** Description of the task **
Retype nothing except the lines below from the one with "Output the web" through the one with "const arcs = pieGen(values);", exactly, with images left out.

** The data **
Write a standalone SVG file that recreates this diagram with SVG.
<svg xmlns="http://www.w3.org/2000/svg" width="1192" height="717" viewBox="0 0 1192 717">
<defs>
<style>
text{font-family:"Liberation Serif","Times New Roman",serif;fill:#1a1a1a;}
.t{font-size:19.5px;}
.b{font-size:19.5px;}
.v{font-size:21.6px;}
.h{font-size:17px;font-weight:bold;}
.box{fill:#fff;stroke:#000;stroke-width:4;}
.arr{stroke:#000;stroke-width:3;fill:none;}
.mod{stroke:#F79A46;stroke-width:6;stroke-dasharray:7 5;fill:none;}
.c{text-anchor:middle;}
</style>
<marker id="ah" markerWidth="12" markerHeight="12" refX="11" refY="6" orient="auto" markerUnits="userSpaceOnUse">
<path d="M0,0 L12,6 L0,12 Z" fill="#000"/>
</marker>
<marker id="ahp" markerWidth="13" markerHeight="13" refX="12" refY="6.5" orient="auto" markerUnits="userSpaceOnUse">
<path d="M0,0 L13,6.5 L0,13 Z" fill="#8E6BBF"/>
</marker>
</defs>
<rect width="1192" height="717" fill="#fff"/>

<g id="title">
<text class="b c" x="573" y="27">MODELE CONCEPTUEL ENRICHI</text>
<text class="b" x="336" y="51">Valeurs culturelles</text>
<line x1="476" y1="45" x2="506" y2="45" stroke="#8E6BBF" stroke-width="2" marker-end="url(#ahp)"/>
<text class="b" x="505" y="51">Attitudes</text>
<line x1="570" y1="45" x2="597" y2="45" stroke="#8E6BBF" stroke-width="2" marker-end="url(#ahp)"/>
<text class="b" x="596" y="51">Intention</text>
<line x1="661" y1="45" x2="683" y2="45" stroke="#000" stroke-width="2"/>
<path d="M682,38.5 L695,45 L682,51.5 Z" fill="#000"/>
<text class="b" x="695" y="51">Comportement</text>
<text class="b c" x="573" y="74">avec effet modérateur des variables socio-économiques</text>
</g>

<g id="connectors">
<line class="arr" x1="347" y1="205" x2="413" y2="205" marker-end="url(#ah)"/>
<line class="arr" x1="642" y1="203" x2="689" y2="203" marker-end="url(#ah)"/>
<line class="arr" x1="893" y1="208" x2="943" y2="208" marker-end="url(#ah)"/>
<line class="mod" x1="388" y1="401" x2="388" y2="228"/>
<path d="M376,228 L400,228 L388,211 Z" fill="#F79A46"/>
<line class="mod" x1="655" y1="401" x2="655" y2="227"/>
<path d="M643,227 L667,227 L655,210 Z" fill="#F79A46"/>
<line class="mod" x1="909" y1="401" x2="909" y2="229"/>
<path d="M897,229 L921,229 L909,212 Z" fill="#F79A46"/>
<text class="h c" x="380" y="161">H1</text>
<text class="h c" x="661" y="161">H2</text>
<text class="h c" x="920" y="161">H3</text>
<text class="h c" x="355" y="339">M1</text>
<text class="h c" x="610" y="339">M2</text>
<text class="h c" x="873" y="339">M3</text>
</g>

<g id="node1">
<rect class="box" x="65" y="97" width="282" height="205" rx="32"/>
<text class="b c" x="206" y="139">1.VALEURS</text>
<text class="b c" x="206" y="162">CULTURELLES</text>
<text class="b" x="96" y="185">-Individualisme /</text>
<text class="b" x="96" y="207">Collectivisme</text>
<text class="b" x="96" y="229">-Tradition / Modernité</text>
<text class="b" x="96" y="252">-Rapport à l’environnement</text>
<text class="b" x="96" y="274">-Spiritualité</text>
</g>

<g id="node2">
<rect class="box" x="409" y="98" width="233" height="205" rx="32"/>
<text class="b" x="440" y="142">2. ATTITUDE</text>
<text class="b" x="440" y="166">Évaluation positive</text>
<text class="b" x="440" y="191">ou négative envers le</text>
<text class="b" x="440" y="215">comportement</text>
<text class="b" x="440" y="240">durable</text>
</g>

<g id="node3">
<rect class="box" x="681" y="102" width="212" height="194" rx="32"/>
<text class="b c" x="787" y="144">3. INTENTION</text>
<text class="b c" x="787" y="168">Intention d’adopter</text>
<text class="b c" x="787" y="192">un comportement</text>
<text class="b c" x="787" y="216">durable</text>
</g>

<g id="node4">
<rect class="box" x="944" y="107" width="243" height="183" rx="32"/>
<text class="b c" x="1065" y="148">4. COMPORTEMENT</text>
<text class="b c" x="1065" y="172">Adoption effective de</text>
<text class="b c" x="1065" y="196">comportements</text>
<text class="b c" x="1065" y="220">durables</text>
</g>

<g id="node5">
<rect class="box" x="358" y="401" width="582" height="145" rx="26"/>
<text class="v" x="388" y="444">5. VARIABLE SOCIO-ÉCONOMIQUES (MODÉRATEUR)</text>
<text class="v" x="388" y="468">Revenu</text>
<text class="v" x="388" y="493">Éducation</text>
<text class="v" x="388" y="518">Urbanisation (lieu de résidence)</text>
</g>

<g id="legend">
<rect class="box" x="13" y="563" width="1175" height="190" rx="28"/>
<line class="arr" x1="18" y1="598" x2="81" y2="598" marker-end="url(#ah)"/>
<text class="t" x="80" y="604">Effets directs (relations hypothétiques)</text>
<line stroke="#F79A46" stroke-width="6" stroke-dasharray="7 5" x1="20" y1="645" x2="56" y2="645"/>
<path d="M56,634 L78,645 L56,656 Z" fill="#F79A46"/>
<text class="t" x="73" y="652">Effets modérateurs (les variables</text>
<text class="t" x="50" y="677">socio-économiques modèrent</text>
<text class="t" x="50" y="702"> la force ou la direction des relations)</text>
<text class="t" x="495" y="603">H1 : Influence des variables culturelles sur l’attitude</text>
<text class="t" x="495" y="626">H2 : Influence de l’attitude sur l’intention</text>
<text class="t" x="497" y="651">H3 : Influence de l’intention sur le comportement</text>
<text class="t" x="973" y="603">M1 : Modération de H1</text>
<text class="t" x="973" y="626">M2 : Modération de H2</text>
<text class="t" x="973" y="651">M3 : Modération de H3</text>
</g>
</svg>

...

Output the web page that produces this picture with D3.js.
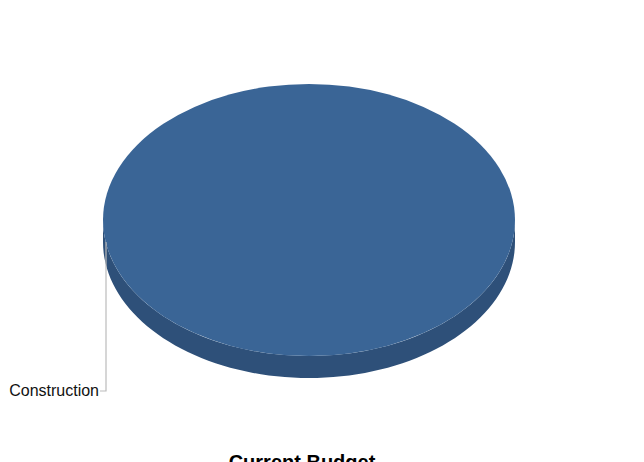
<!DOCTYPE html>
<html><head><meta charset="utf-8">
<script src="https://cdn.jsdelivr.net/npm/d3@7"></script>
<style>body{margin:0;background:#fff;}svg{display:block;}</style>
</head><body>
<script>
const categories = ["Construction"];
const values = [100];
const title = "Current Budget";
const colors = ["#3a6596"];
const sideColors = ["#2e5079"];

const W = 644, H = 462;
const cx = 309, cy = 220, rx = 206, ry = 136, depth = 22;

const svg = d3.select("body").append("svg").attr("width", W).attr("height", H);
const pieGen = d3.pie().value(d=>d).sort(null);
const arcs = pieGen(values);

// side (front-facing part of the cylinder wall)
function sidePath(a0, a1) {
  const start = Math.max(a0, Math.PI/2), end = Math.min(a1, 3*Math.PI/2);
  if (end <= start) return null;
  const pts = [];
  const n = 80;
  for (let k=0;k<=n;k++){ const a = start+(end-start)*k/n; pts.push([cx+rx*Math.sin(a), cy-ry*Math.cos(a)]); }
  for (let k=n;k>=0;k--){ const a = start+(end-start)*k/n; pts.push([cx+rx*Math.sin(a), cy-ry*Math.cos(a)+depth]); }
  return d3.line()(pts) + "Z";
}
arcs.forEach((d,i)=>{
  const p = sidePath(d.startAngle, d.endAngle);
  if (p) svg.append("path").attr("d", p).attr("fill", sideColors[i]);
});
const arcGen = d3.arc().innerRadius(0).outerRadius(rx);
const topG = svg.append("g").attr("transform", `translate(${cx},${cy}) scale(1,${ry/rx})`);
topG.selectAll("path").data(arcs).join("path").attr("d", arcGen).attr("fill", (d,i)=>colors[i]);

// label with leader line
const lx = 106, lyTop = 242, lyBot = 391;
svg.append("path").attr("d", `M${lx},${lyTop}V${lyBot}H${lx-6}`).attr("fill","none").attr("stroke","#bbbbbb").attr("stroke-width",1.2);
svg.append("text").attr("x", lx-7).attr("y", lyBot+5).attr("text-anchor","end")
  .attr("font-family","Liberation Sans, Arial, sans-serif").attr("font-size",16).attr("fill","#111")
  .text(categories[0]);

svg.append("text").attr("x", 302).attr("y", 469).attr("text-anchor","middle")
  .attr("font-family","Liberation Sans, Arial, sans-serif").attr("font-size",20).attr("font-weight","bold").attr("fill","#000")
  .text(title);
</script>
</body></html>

** The response **
Output the web page that produces this picture with D3.js.
<!DOCTYPE html>
<html><head><meta charset="utf-8">
<script src="https://cdn.jsdelivr.net/npm/d3@7"></script>
<style>body{margin:0;background:#fff;}svg{display:block;}</style>
</head><body>
<script>
const categories = ["Construction"];
const values = [100];
const title = "Current Budget";
const colors = ["#3a6596"];
const sideColors = ["#2e5079"];

const W = 644, H = 462;
const cx = 309, cy = 220, rx = 206, ry = 136, depth = 22;

const svg = d3.select("body").append("svg").attr("width", W).attr("height", H);
const pieGen = d3.pie().value(d=>d).sort(null);
const arcs = pieGen(values);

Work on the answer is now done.